### DO THIS
Establish how many lines in the material include the string "matplotlib" and report it as a lone number.

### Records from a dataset
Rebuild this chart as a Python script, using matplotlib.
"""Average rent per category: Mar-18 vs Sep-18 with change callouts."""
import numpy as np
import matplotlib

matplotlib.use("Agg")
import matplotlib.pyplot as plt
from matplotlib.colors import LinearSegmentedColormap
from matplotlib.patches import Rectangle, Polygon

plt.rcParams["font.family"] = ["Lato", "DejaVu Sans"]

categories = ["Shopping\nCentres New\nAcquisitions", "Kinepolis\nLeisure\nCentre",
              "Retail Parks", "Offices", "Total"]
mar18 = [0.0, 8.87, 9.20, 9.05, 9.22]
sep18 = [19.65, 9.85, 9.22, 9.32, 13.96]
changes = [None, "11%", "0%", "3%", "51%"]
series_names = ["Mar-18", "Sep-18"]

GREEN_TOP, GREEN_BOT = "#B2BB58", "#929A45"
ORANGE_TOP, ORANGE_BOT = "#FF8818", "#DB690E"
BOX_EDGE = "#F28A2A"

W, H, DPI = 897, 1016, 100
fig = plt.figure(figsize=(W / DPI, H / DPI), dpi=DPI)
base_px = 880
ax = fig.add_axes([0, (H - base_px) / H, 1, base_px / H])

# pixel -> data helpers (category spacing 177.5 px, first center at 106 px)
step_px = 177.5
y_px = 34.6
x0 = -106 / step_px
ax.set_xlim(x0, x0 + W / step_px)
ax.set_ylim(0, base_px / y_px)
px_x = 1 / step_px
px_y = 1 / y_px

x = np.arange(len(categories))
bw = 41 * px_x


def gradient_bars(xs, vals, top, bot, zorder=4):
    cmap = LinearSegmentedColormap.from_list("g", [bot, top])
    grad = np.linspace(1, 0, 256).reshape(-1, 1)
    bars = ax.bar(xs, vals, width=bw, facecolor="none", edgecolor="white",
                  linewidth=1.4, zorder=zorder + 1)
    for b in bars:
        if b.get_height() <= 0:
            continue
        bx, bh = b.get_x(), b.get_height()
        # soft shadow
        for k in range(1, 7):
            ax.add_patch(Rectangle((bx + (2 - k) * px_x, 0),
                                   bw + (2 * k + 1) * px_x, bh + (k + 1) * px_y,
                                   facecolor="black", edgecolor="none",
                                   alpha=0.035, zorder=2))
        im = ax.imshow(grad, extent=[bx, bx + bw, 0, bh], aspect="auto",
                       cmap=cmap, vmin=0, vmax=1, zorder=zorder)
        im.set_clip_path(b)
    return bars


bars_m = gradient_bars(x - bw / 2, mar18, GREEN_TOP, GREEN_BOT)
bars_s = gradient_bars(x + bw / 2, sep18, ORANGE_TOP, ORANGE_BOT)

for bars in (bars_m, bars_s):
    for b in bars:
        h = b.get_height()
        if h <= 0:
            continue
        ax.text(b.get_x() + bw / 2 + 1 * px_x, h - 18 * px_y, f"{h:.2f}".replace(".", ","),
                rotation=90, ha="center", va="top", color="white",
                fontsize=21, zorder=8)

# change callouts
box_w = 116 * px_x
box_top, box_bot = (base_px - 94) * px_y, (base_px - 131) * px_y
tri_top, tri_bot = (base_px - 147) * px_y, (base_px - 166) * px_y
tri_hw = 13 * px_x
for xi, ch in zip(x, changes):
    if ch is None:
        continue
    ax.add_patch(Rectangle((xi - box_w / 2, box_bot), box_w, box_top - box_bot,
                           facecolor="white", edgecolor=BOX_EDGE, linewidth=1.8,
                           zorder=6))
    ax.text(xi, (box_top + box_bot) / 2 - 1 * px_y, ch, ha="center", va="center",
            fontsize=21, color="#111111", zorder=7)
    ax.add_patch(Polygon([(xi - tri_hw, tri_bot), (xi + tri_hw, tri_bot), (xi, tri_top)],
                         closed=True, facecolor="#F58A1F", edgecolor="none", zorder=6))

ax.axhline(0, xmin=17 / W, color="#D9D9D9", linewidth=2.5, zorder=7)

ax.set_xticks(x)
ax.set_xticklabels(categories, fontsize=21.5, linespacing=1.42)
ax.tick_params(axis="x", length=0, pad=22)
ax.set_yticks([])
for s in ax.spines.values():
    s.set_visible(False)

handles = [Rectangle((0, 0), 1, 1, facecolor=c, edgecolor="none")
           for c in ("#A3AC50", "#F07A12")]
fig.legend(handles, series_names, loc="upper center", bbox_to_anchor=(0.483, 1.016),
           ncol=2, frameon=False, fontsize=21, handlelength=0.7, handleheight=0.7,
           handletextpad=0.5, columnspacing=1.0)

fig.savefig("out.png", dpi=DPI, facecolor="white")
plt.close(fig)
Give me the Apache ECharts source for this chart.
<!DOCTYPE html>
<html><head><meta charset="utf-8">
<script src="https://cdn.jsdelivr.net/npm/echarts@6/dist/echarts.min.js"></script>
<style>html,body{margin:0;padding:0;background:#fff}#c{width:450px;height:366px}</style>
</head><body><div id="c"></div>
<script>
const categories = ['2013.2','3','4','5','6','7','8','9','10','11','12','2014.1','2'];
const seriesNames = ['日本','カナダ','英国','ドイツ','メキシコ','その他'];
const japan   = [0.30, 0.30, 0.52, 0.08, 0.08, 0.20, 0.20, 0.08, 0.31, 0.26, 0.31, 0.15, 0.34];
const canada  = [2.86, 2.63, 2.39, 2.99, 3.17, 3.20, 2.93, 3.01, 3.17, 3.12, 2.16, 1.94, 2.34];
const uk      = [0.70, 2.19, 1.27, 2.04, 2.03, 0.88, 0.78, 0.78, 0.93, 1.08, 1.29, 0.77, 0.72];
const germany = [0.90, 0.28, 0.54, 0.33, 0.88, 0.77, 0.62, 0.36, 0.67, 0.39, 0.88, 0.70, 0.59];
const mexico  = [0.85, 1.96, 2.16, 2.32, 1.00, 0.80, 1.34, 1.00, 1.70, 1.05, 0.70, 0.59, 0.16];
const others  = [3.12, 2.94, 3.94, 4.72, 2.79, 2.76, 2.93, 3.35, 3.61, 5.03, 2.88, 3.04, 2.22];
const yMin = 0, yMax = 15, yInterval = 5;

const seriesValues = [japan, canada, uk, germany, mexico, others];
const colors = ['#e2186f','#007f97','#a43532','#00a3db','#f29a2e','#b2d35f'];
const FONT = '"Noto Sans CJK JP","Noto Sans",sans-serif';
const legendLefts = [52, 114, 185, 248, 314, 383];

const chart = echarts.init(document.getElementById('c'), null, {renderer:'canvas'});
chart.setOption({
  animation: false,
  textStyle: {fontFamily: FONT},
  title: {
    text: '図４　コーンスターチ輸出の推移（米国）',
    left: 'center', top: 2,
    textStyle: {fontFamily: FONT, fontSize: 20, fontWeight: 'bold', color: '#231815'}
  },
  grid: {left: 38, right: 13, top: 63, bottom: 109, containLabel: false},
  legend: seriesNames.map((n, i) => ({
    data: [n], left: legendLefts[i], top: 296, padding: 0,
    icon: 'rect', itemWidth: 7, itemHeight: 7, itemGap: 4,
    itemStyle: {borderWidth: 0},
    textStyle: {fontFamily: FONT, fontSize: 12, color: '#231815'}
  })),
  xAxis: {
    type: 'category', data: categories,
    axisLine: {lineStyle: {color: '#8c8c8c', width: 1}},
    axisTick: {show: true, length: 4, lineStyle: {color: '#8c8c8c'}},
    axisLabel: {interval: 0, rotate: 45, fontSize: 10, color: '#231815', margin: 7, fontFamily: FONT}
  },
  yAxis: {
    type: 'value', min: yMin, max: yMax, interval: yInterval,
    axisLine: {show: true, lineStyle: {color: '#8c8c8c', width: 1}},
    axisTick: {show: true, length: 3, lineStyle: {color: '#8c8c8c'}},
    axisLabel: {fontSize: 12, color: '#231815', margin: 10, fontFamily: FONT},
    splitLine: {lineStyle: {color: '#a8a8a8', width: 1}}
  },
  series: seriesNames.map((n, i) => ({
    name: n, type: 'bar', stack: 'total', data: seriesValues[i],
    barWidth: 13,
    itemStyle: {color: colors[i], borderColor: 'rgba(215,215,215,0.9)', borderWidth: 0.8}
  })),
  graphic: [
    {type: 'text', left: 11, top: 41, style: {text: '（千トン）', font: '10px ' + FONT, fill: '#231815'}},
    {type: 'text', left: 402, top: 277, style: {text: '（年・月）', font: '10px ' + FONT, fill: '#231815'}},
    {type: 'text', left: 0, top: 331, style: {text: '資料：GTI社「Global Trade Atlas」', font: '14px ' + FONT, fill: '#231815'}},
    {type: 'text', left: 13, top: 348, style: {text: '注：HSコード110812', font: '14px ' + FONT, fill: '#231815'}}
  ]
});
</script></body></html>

### EXERCISE SOLUTION
6